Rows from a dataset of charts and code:
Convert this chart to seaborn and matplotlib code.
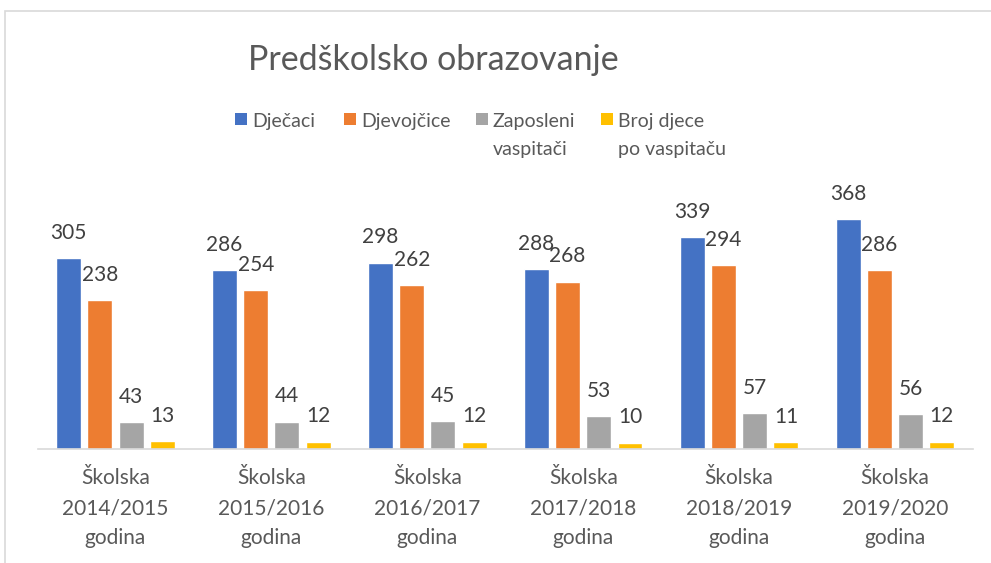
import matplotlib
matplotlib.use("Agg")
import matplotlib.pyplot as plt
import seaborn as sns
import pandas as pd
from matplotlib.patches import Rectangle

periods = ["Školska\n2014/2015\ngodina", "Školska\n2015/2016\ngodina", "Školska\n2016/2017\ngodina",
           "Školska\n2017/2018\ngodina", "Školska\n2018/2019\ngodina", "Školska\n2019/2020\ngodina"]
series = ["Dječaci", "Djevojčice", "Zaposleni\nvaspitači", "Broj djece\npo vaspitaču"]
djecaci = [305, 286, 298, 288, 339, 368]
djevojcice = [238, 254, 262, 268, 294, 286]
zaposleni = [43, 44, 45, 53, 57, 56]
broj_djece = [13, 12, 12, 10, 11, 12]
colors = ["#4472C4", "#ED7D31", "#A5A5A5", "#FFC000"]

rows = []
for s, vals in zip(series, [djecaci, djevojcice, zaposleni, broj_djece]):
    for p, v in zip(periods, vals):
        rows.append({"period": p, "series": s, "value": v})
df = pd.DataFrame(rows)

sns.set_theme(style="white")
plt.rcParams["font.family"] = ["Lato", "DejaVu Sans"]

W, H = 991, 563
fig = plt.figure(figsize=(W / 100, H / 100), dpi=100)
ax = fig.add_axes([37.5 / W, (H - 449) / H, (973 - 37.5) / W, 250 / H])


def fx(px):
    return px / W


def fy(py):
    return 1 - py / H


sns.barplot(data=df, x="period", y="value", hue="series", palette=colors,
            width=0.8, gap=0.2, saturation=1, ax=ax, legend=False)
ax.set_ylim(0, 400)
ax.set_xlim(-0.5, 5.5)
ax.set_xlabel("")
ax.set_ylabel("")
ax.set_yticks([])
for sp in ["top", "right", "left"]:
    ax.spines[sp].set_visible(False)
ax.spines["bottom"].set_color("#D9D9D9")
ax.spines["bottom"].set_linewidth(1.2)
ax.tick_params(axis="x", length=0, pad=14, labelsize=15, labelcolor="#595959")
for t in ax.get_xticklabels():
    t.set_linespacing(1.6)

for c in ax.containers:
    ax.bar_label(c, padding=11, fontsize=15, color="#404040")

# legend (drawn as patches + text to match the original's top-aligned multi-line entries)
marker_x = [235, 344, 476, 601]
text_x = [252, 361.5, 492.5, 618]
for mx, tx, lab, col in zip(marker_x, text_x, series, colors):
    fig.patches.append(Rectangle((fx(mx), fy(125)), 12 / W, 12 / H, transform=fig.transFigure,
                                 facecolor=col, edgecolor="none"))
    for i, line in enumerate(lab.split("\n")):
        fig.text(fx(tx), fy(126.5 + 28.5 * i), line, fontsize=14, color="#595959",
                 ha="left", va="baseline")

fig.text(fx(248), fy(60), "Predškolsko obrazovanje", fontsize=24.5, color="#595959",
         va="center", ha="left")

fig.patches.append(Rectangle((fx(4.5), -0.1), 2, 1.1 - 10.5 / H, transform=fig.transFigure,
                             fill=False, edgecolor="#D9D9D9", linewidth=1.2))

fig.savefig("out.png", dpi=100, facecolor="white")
* * *
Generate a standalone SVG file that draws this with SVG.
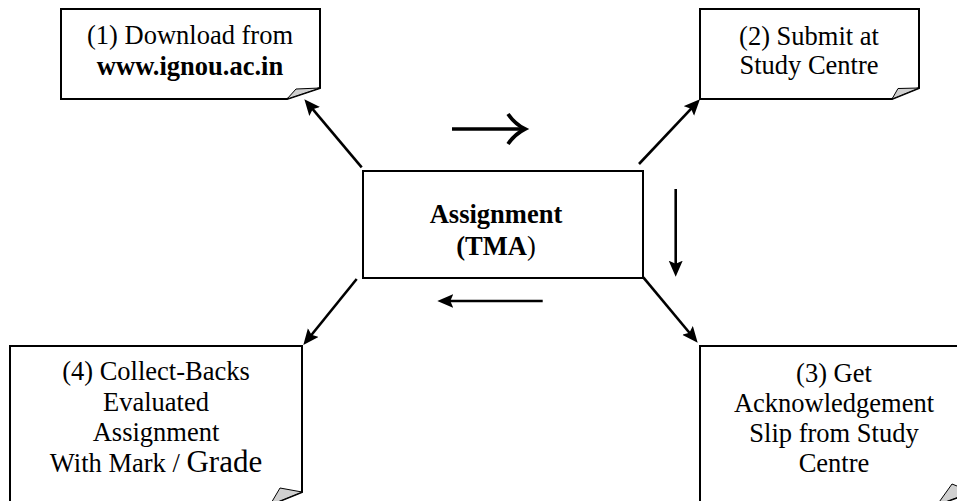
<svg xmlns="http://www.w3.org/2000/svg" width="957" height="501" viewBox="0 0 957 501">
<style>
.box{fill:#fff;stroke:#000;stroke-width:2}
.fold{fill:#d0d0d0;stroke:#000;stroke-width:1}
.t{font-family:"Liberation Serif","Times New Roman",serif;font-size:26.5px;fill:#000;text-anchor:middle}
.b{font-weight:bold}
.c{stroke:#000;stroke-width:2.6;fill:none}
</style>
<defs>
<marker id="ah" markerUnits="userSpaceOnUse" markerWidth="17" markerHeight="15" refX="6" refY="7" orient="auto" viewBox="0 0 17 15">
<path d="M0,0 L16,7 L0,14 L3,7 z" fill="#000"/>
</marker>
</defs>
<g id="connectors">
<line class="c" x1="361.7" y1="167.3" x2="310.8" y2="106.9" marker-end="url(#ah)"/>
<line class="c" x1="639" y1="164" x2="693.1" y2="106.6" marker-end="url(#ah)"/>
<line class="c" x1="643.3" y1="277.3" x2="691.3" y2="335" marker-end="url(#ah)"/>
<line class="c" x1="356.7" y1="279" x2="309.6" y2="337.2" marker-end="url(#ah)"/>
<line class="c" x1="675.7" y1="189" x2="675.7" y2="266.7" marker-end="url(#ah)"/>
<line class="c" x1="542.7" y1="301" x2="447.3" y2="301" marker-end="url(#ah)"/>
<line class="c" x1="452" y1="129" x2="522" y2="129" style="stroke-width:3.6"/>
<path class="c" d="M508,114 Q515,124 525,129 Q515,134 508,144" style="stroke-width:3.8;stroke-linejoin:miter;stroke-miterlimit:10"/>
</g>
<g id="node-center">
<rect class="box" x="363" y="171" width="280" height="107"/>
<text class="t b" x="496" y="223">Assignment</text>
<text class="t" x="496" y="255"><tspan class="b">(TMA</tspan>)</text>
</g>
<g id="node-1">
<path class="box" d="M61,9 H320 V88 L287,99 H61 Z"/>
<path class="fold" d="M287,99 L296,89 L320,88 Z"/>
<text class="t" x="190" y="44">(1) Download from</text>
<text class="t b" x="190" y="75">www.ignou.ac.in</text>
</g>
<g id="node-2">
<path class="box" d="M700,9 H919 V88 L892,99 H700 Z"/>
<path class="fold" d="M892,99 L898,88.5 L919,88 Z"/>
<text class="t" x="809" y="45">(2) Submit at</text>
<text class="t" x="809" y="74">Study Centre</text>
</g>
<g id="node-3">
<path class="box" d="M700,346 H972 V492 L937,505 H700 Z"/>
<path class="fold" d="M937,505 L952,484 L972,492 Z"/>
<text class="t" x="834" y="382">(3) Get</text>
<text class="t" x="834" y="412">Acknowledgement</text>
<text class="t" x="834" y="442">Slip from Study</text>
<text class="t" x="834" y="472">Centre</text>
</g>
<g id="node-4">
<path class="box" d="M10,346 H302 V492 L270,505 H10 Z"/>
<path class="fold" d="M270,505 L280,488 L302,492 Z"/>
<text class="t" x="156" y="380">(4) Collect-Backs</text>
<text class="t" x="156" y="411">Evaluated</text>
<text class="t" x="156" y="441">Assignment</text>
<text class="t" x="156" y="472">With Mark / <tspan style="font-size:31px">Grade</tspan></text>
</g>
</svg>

INSTRUCTIONS FOR THE TASK:
Transcribe only the lines above that start at the line containing "Convert this chart" and end at the line containing "df = pd.DataFrame(rows)". Omit pictures.

OUTPUT OF THE EXERCISE:
Convert this chart to seaborn and matplotlib code.
import matplotlib
matplotlib.use("Agg")
import matplotlib.pyplot as plt
import seaborn as sns
import pandas as pd
from matplotlib.patches import Rectangle

periods = ["Školska\n2014/2015\ngodina", "Školska\n2015/2016\ngodina", "Školska\n2016/2017\ngodina",
           "Školska\n2017/2018\ngodina", "Školska\n2018/2019\ngodina", "Školska\n2019/2020\ngodina"]
series = ["Dječaci", "Djevojčice", "Zaposleni\nvaspitači", "Broj djece\npo vaspitaču"]
djecaci = [305, 286, 298, 288, 339, 368]
djevojcice = [238, 254, 262, 268, 294, 286]
zaposleni = [43, 44, 45, 53, 57, 56]
broj_djece = [13, 12, 12, 10, 11, 12]
colors = ["#4472C4", "#ED7D31", "#A5A5A5", "#FFC000"]

rows = []
for s, vals in zip(series, [djecaci, djevojcice, zaposleni, broj_djece]):
    for p, v in zip(periods, vals):
        rows.append({"period": p, "series": s, "value": v})
df = pd.DataFrame(rows)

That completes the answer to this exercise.